— Start Source records —
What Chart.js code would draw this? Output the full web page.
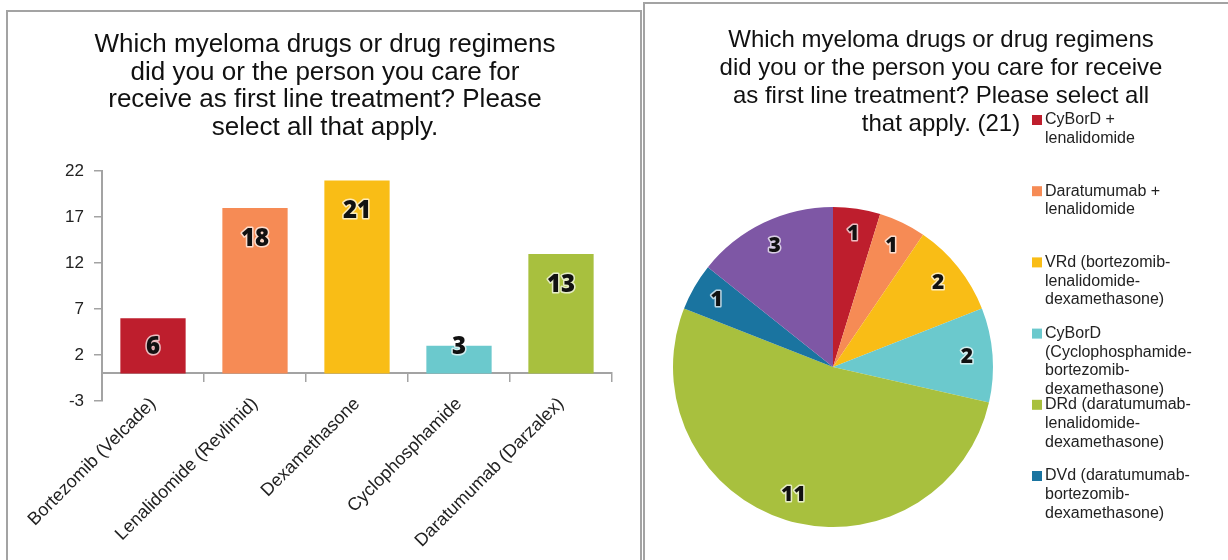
<!DOCTYPE html>
<html>
<head>
<meta charset="utf-8">
<script src="https://cdn.jsdelivr.net/npm/chart.js@4.4.0/dist/chart.umd.min.js"></script>
<style>
  body { margin: 0; background: #fff; width: 1228px; height: 560px; overflow: hidden; position: relative; }
  .panel { position: absolute; border: 2px solid #a3a3a3; box-sizing: border-box; }
  #barPanel { left: 6px; top: 10px; width: 636px; height: 580px; }
  #piePanel { left: 643px; top: 2px; width: 620px; height: 590px; }
  .holder { position: absolute; }
  #barHolder { left: 8px; top: 12px; width: 632px; height: 548px; }
  #pieHolder { left: 645px; top: 4px; width: 583px; height: 556px; }
</style>
</head>
<body>
<div class="panel" id="barPanel"></div>
<div class="panel" id="piePanel"></div>
<div class="holder" id="barHolder"><canvas id="drugChart"></canvas></div>
<div class="holder" id="pieHolder"><canvas id="regimenChart"></canvas></div>
<script>
// Data for the bar chart (single drugs)
const drugNames = ['Bortezomib (Velcade)', 'Lenalidomide (Revlimid)', 'Dexamethasone', 'Cyclophosphamide', 'Daratumumab (Darzalex)'];
const drugCounts = [6, 18, 21, 3, 13];
const yMin = -3;
const yMax = 22;
const yStep = 5;

// Data for the pie chart (regimens) - last legend entry is cut off in the original
const regimenNames = [
    ['CyBorD +', 'lenalidomide'],
    ['Daratumumab +', 'lenalidomide'],
    ['VRd (bortezomib-', 'lenalidomide-', 'dexamethasone)'],
    ['CyBorD', '(Cyclophosphamide-', 'bortezomib-', 'dexamethasone)'],
    ['DRd (daratumumab-', 'lenalidomide-', 'dexamethasone)'],
    ['DVd (daratumumab-', 'bortezomib-', 'dexamethasone)'],
    ['Other (please', 'specify)']
];
const regimenCounts = [1, 1, 2, 2, 11, 1, 3];

const palette = ['#BE1E2D', '#F68B55', '#F9BD16', '#6BC9CD', '#A8C03E', '#1A74A0', '#7E57A5'];
const font = '"Liberation Sans", Arial, sans-serif';
const numberFont = '"Open Sans", "Liberation Sans", sans-serif';

function outlinedText(ctx, text, x, y, size) {
    ctx.font = '800 ' + size + 'px ' + numberFont;
    ctx.textAlign = 'center';
    ctx.textBaseline = 'middle';
    ctx.lineJoin = 'round';
    ctx.lineWidth = 3;
    ctx.strokeStyle = 'rgba(255,255,255,0.7)';
    ctx.strokeText(text, x, y);
    ctx.fillStyle = '#111';
    ctx.fillText(text, x, y);
}

// value labels inside the bars
const barValues = {
    id: 'barValues',
    afterDatasetsDraw(chart) {
        const ctx = chart.ctx;
        const meta = chart.getDatasetMeta(0);
        ctx.save();
        meta.data.forEach((bar, i) => {
            const p = bar.getProps(['x', 'y', 'base'], true);
            const y = Math.min(p.y + 31, p.base - 26);
            outlinedText(ctx, String(chart.data.datasets[0].data[i]), p.x, y, 24);
        });
        ctx.restore();
    }
};

// value labels inside the slices
const sliceValues = {
    id: 'sliceValues',
    afterDatasetsDraw(chart) {
        const ctx = chart.ctx;
        const meta = chart.getDatasetMeta(0);
        ctx.save();
        meta.data.forEach((arc, i) => {
            const p = arc.getProps(['x', 'y', 'startAngle', 'endAngle', 'outerRadius'], true);
            const mid = (p.startAngle + p.endAngle) / 2;
            const r = p.outerRadius * 0.84;
            outlinedText(ctx, String(chart.data.datasets[0].data[i]), p.x + Math.cos(mid) * r, p.y + Math.sin(mid) * r, 21);
        });
        ctx.restore();
    }
};

// legend on the right with wrapped labels, as a layout box
const sideLegend = {
    id: 'sideLegend',
    beforeInit(chart) {
        const box = {
            position: 'right',
            weight: 0,
            fullSize: false,
            options: {},
            isHorizontal() { return false; },
            update(maxWidth, maxHeight) { this.width = 216; this.height = maxHeight; },
            draw() {
                const ctx = chart.ctx;
                const colors = chart.data.datasets[0].backgroundColor;
                const lineH = 18.7;
                ctx.save();
                ctx.font = '16px ' + font;
                ctx.textBaseline = 'middle';
                ctx.textAlign = 'left';
                chart.data.labels.forEach((lines, i) => {
                    const y = 116 + i * 71.2;
                    // entries that don't fit are dropped, like the original
                    if (y + (lines.length - 1) * lineH + 8 > chart.height) return;
                    ctx.fillStyle = colors[i];
                    ctx.fillRect(this.left + 39, y - 5, 10, 10);
                    ctx.fillStyle = '#222';
                    lines.forEach((t, k) => ctx.fillText(t, this.left + 52, y + k * lineH));
                });
                ctx.restore();
            }
        };
        Chart.layouts.addBox(chart, box);
    }
};

new Chart(document.getElementById('drugChart'), {
    type: 'bar',
    data: {
        labels: drugNames,
        datasets: [{
            data: drugCounts,
            backgroundColor: palette.slice(0, drugCounts.length),
            barPercentage: 0.64,
            categoryPercentage: 1
        }]
    },
    options: {
        responsive: true,
        maintainAspectRatio: false,
        animation: false,
        layout: { padding: { left: 30, right: 28, top: 0, bottom: 159 } },
        plugins: {
            legend: { display: false },
            tooltip: { enabled: false },
            title: {
                display: true,
                text: ['Which myeloma drugs or drug regimens', 'did you or the person you care for', 'receive as first line treatment? Please', 'select all that apply.'],
                color: '#111',
                font: { family: font, size: 26, weight: 'normal', lineHeight: 1.06 },
                padding: { top: 19, bottom: 30 }
            }
        },
        scales: {
            x: {
                position: { y: 0 },
                grid: { drawOnChartArea: false, color: '#a3a3a3', lineWidth: 1.5, tickLength: 8, offset: true },
                border: { color: '#a3a3a3', width: 2 },
                ticks: { color: '#222', font: { family: font, size: 18 }, minRotation: 45, maxRotation: 45, padding: 12, autoSkip: false },
                afterFit(s) { s.height = 0; s.paddingLeft = 0; s.paddingRight = 0; }
            },
            y: {
                min: yMin,
                max: yMax,
                grid: { drawOnChartArea: false, color: '#a3a3a3', lineWidth: 1.5, tickLength: 8 },
                border: { color: '#a3a3a3', width: 2 },
                ticks: { stepSize: yStep, color: '#222', font: { family: font, size: 17 }, padding: 10 },
                afterFit(s) { s.width = 64; }
            }
        }
    },
    plugins: [barValues]
});

new Chart(document.getElementById('regimenChart'), {
    type: 'pie',
    data: {
        labels: regimenNames,
        datasets: [{
            data: regimenCounts,
            backgroundColor: palette,
            borderWidth: 0
        }]
    },
    options: {
        responsive: true,
        maintainAspectRatio: false,
        animation: false,
        layout: { padding: { left: 28, right: 19, top: 0, bottom: 33 } },
        plugins: {
            legend: { display: false },
            tooltip: { enabled: false },
            title: {
                display: true,
                text: ['Which myeloma drugs or drug regimens', 'did you or the person you care for receive', 'as first line treatment? Please select all', 'that apply. (21)'],
                color: '#111',
                font: { family: font, size: 24, weight: 'normal', lineHeight: 1.1667 },
                padding: { top: 22, bottom: 69 }
            }
        }
    },
    plugins: [sliceValues, sideLegend]
});
</script>
</body>
</html>
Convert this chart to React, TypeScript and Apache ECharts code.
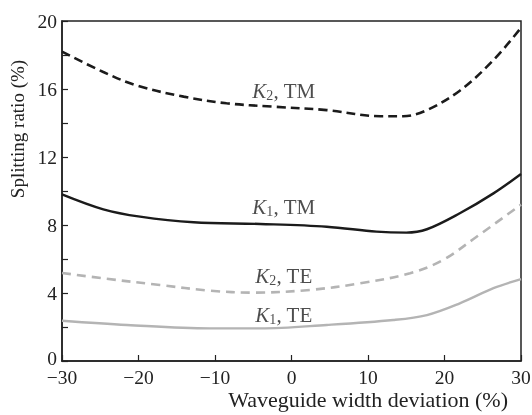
— End Source records —
→ **Exercise task**: From the entries above, copy each line holding "code".

→ **Written response**:
What Chart.js code would draw this? Output the full web page.
Convert this chart to React, TypeScript and Apache ECharts code.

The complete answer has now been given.